Source data -
** START **

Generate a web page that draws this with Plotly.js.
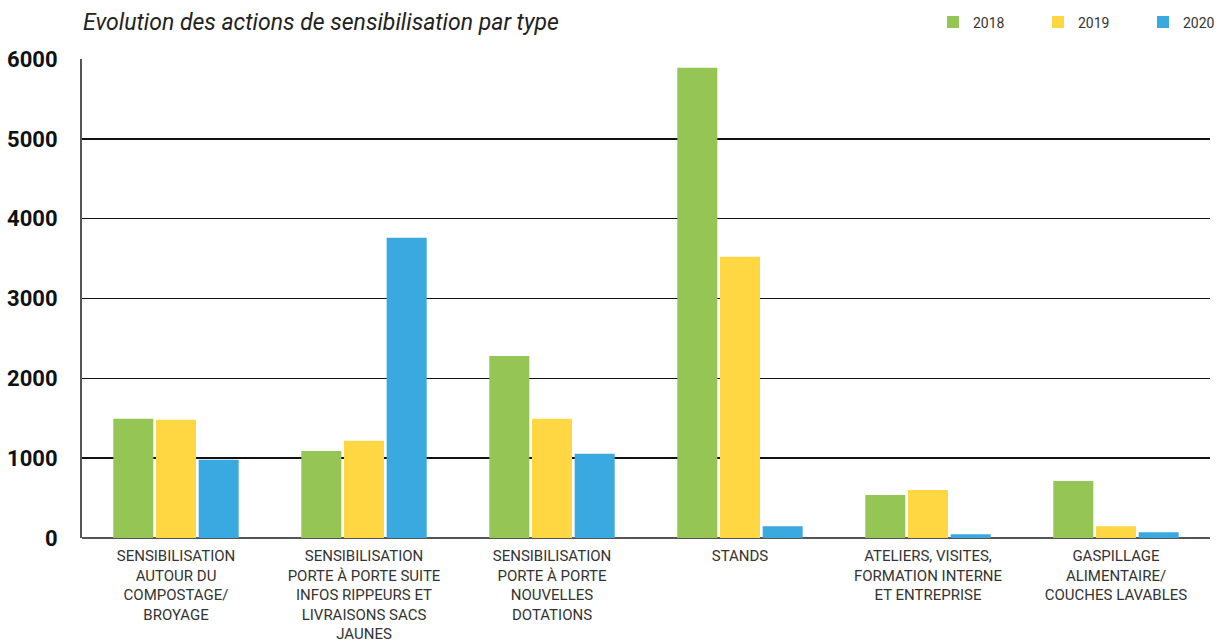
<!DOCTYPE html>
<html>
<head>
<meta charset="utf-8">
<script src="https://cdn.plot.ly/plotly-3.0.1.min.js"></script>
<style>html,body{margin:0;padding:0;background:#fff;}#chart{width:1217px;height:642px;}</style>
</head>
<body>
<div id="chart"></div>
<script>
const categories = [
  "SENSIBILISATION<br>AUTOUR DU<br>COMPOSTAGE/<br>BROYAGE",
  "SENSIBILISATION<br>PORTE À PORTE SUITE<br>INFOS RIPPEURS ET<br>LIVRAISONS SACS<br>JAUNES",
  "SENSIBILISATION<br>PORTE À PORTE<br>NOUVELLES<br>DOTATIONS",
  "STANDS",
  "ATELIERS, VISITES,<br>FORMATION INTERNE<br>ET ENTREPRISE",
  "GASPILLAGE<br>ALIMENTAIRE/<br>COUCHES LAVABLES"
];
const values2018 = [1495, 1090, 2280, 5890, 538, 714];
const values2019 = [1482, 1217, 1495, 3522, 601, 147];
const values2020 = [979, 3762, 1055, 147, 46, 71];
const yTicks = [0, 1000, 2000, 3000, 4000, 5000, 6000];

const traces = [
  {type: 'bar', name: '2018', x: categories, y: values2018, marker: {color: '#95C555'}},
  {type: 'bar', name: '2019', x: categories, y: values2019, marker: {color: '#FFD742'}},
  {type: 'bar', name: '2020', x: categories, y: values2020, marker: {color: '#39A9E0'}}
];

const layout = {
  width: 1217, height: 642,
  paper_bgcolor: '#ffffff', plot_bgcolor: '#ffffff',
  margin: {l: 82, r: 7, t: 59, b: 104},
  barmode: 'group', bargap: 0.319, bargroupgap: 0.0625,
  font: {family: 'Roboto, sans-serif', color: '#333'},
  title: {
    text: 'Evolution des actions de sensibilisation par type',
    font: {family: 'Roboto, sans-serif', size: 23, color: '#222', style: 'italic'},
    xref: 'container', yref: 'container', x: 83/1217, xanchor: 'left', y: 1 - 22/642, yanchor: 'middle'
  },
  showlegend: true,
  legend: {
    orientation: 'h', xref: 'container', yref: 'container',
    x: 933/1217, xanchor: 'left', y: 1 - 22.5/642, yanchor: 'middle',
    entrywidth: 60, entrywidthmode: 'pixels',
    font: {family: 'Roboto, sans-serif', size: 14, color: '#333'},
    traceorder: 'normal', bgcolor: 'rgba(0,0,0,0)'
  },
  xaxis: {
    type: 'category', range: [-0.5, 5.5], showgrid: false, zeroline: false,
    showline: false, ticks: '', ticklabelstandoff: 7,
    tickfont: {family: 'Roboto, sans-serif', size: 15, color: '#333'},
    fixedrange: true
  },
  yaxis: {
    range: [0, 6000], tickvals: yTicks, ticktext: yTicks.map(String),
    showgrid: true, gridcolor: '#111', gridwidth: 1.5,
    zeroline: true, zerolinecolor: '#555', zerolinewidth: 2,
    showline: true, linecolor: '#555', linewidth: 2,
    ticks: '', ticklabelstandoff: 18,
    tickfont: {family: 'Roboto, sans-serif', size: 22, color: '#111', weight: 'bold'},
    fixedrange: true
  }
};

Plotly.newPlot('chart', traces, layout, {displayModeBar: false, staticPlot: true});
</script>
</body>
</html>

** END **

Exercise requirements - Reproduce the data verbatim. Do not carry any picture into the copy.

The result -
Generate a web page that draws this with Plotly.js.
<!DOCTYPE html>
<html>
<head>
<meta charset="utf-8">
<script src="https://cdn.plot.ly/plotly-3.0.1.min.js"></script>
<style>html,body{margin:0;padding:0;background:#fff;}#chart{width:1217px;height:642px;}</style>
</head>
<body>
<div id="chart"></div>
<script>
const categories = [
  "SENSIBILISATION<br>AUTOUR DU<br>COMPOSTAGE/<br>BROYAGE",
  "SENSIBILISATION<br>PORTE À PORTE SUITE<br>INFOS RIPPEURS ET<br>LIVRAISONS SACS<br>JAUNES",
  "SENSIBILISATION<br>PORTE À PORTE<br>NOUVELLES<br>DOTATIONS",
  "STANDS",
  "ATELIERS, VISITES,<br>FORMATION INTERNE<br>ET ENTREPRISE",
  "GASPILLAGE<br>ALIMENTAIRE/<br>COUCHES LAVABLES"
];
const values2018 = [1495, 1090, 2280, 5890, 538, 714];
const values2019 = [1482, 1217, 1495, 3522, 601, 147];
const values2020 = [979, 3762, 1055, 147, 46, 71];
const yTicks = [0, 1000, 2000, 3000, 4000, 5000, 6000];

const traces = [
  {type: 'bar', name: '2018', x: categories, y: values2018, marker: {color: '#95C555'}},
  {type: 'bar', name: '2019', x: categories, y: values2019, marker: {color: '#FFD742'}},
  {type: 'bar', name: '2020', x: categories, y: values2020, marker: {color: '#39A9E0'}}
];

const layout = {
  width: 1217, height: 642,
  paper_bgcolor: '#ffffff', plot_bgcolor: '#ffffff',
  margin: {l: 82, r: 7, t: 59, b: 104},
  barmode: 'group', bargap: 0.319, bargroupgap: 0.0625,
  font: {family: 'Roboto, sans-serif', color: '#333'},
  title: {
    text: 'Evolution des actions de sensibilisation par type',
    font: {family: 'Roboto, sans-serif', size: 23, color: '#222', style: 'italic'},
    xref: 'container', yref: 'container', x: 83/1217, xanchor: 'left', y: 1 - 22/642, yanchor: 'middle'
  },
  showlegend: true,
  legend: {
    orientation: 'h', xref: 'container', yref: 'container',
    x: 933/1217, xanchor: 'left', y: 1 - 22.5/642, yanchor: 'middle',
    entrywidth: 60, entrywidthmode: 'pixels',
    font: {family: 'Roboto, sans-serif', size: 14, color: '#333'},
    traceorder: 'normal', bgcolor: 'rgba(0,0,0,0)'
  },
  xaxis: {
    type: 'category', range: [-0.5, 5.5], showgrid: false, zeroline: false,
    showline: false, ticks: '', ticklabelstandoff: 7,
    tickfont: {family: 'Roboto, sans-serif', size: 15, color: '#333'},
    fixedrange: true
  },
  yaxis: {
    range: [0, 6000], tickvals: yTicks, ticktext: yTicks.map(String),
    showgrid: true, gridcolor: '#111', gridwidth: 1.5,
    zeroline: true, zerolinecolor: '#555', zerolinewidth: 2,
    showline: true, linecolor: '#555', linewidth: 2,
    ticks: '', ticklabelstandoff: 18,
    tickfont: {family: 'Roboto, sans-serif', size: 22, color: '#111', weight: 'bold'},
    fixedrange: true
  }
};

Plotly.newPlot('chart', traces, layout, {displayModeBar: false, staticPlot: true});
</script>
</body>
</html>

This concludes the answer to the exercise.